Posts Tagged ‘design research’

Design research as a method for discovering & understanding the world around us

Variously known as User Centered Design (UCD) or Human Centered Design (HCD), the fundamental philosophy underlying the designer’s approach to problem solving is that of discovery – “figuring out how to make something that will work in this context”.

Innovation, invention and novelty rarely have pre-scripted processes due to the as yet unknown, and often, uncertain nature of the outcome. The design process acknowledges this by embedding various techniques for discovery of the problem space as well as the possible solutions.

These include:

  1. Exploration –  1. the action of exploring an unfamiliar area. 2. the thorough examination of a subject.;
  2. Prototyping –  an early sample, model, or release built to test a concept or process or to act as a thing to be replicated or learned from;
  3. Iteration –  the act of repeating a process with the aim of approaching a desired goal, target or result (2);
  4. Experimentation – a procedure carried out to verify, refute, or establish the validity of a hypothesis. May vary greatly in goal and scale, but always rely on repeatable procedure and logical analysis of the results.

This post was inspired by a twitter conversation with Dr Dan Lockton. It is the first of a series of explorations on our adaptation and evolution of the methods available for design research as tools for discovery and understanding where data may be inadequate or non-existent such as the informal economy in emerging African economies.

Please use the category UCSD to discover more on this subject.

Understanding at the bottom of the design pyramid

source

Before we can give form – and it does not have to be a tangible product but could even be a service, a business model or a strategy – to what we wish to do, its not enough to step back to just the function level, one must step even further back to envision the whole before one can even begin to pinpoint what the requirements are.

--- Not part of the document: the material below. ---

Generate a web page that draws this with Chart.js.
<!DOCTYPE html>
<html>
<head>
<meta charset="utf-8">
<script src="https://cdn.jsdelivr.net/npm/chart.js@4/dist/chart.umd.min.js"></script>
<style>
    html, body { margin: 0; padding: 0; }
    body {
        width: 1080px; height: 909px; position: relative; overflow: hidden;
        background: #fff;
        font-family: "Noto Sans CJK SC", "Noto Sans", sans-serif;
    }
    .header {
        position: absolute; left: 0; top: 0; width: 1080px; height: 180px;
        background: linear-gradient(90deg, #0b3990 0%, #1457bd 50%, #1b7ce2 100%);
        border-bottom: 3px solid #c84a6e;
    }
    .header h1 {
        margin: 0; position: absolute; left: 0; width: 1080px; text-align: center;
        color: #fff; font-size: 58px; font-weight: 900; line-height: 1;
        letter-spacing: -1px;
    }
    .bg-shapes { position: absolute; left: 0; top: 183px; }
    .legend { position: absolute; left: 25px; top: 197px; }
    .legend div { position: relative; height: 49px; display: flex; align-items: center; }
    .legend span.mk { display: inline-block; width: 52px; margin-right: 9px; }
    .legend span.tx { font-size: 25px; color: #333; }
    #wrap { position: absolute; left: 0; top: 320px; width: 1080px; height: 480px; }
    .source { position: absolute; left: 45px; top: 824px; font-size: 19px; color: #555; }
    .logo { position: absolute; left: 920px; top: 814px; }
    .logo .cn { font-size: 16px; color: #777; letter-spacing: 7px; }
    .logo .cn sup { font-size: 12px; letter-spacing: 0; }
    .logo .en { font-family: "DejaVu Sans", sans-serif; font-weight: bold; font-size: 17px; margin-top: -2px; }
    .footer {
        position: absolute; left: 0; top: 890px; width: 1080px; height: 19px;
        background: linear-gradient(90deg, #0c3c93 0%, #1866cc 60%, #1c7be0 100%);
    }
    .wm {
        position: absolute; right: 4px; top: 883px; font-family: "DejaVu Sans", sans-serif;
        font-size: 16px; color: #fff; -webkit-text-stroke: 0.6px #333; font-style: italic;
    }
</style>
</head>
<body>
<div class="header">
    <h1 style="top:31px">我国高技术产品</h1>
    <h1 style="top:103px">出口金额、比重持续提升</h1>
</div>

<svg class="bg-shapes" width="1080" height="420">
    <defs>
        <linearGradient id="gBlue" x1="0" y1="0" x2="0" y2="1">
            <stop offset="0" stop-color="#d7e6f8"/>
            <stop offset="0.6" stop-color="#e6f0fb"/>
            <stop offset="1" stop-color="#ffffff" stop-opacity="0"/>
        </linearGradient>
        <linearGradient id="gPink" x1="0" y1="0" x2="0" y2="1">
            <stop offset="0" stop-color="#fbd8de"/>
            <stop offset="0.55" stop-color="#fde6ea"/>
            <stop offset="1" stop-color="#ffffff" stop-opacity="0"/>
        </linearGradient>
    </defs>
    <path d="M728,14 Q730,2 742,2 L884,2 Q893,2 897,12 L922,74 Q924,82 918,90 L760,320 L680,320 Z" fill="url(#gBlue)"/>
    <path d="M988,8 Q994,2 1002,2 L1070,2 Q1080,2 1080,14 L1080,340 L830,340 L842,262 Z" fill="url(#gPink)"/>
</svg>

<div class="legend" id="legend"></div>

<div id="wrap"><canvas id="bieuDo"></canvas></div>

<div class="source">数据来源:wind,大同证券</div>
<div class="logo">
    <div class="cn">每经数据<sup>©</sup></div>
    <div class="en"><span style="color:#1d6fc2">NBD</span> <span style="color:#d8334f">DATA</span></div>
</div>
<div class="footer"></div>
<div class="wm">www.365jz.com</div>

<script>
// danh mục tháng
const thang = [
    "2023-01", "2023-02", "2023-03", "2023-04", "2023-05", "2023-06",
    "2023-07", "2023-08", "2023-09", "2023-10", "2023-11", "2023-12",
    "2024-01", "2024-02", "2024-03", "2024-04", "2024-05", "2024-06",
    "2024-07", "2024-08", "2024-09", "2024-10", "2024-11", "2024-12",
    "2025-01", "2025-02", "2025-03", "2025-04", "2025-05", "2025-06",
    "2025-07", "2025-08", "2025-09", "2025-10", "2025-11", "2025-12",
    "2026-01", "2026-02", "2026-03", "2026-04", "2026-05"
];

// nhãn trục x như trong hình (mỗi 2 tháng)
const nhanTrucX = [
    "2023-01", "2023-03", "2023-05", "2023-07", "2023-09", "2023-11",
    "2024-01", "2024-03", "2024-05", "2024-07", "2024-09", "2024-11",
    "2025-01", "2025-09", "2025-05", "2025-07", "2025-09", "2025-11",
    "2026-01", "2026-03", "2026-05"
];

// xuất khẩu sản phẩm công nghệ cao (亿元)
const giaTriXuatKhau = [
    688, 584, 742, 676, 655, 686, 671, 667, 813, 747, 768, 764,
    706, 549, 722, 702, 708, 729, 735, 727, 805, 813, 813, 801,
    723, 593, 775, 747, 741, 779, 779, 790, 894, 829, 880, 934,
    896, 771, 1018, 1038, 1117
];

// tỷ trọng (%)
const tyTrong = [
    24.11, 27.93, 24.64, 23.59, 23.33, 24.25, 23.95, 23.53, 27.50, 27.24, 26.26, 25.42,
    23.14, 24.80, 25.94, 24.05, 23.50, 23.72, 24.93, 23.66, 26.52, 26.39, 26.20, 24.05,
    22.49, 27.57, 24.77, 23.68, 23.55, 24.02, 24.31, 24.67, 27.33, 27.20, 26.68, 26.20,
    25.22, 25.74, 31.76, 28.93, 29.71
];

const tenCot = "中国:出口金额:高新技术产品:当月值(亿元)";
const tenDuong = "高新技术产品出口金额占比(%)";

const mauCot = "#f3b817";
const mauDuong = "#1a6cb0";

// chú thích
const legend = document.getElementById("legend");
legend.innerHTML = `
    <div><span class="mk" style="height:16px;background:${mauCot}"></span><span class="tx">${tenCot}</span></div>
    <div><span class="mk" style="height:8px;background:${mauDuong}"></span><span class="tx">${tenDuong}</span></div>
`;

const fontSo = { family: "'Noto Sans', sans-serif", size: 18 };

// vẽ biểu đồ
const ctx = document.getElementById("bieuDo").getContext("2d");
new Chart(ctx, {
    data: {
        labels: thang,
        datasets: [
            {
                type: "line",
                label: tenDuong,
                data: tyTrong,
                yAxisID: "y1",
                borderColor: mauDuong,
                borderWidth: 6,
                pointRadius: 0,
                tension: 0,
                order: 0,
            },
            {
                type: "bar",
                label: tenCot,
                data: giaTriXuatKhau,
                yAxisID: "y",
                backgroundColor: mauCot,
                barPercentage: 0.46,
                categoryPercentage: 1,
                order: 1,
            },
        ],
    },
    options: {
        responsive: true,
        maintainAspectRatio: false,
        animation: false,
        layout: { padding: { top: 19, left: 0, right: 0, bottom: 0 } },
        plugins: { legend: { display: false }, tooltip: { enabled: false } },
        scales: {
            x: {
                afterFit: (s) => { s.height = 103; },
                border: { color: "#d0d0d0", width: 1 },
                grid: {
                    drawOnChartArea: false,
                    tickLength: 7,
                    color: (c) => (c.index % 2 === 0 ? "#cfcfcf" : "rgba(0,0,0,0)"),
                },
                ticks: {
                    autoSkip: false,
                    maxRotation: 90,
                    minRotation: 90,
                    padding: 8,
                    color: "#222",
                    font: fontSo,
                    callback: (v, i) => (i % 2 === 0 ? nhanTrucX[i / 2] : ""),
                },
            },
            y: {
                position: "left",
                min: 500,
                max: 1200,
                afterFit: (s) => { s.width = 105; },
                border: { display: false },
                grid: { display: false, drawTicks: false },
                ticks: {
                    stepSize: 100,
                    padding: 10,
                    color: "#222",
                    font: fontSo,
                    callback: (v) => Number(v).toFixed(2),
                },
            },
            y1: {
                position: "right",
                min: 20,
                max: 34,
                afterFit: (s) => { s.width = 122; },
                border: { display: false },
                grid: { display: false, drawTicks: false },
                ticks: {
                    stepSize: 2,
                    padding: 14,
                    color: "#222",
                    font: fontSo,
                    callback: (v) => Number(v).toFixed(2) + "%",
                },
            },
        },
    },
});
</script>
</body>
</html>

And before we can envision the potential solution space within which the requirements can be framed for the ultimate manifestation in the form of design, we must understand not only the what and how but also the why, when and where.The most powerful concept in this diagram, imho, is the fundamental importance given to ‘understanding’.

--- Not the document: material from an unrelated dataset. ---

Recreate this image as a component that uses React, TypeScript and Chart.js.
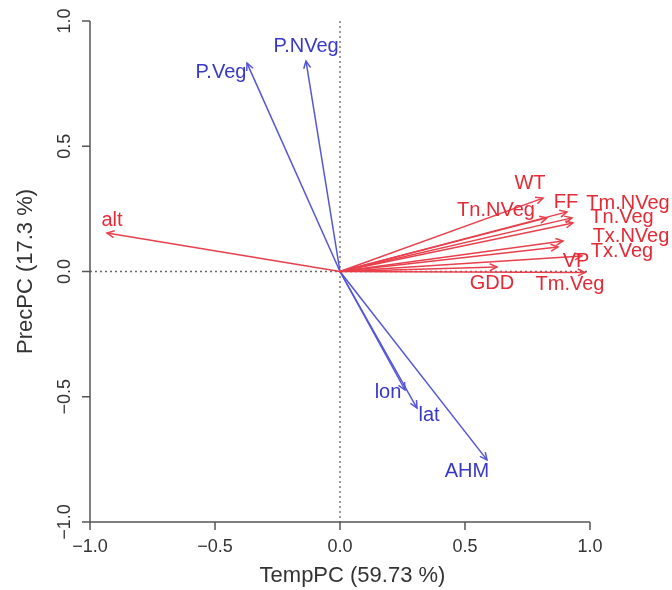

Without understanding – which in this sense could be seen as ‘grasping or grappling with the big picture’ – one cannot begin to envision or see what the possible directions or paths that ‘form’ or ‘function’ can take. Without the big picture view, the perspective into which all the disparate bits fall into – if not falling into place, then at least within understanding or at least coming to terms with – we cannot see far enough ahead in order to shape or manifest tangibly any plan of action or even, next steps.

I have said before that I believe that design is inherently a philosophy or a system of values first, and it’s implementation, in whatever form, second. Understanding the ecosystem in which your actions will take form comes first, which then leads to vision – only then can you begin to get down to the brasstacks of framing requirements and finally the design. We very often jump straight to the design – or the action – and this hierarchy of the steps required prior to any design is a useful reminder of the other 90% of the iceberg.

This approach has been the basis of my work in the little known geographies and the uncertain conditions of the emerging consumer markets of the developing world.

User driven innovation planning and strategy in development

It was with feeling of satisfaction that I read Eric Smallberg’s recent post titled “Thankfully, ICT4D is Now About Strategy and Implementations, Not Technovelty” where brings up the lessons from failure and the shift in emphasis of technology based development projects and social enterprises.

He says:

Richard Heeks wrote about the early history of these changes in a paper entitled The ICT4D 2.0 Manifesto. Mr. Heeks explained the difference in earlier attitude between the first programs, and the projects in the field today. Early programs relied upon “technovelty” and focused more on spreading access as quickly as possible instead of on thoughtful implementation. He generalizes the outcome of those early projects into a few words: “failure…and anecdote[s].” Often programs would return with great stories about how technology had changed one individual’s life, without analysis to the larger effects. Past the promotional materials, positive impact became difficult to assess, which in turn led to many projects today being framed by sustainability, scalability, and evaluation.

Reading through, I can honestly say that this applies to all technological innovations aimed at the rural African, the base of that pyramid or for social impact. For most of 2012, I’ve been involved in assessing the current status of a social enterprise in East Africa, and these points from the article resonate:

As speakers talked about their projects, and the effect they had, they all listed off their lessons learned, including:

  1. “Building trust and credibility is crucial”
  2. “Research tech context before strategizing”
  3. “Technology should serve the goal, not be the goal”
  4. “Try to find out if there is an alternative to technology”
  5. “Use the technology that is already in place to limit training needs”

Sounds amazingly like basic advice for user driven innovation, minus the jargon, from the frugal engineer’s point of view (#5 Why reinvent the wheel when first prototypes abound?)

I hope this shift in thinking, as observed among the ICT4D practice, finds a way to influence the startups and social enterprises in more basic services such as cooking, lighting, defecating et al.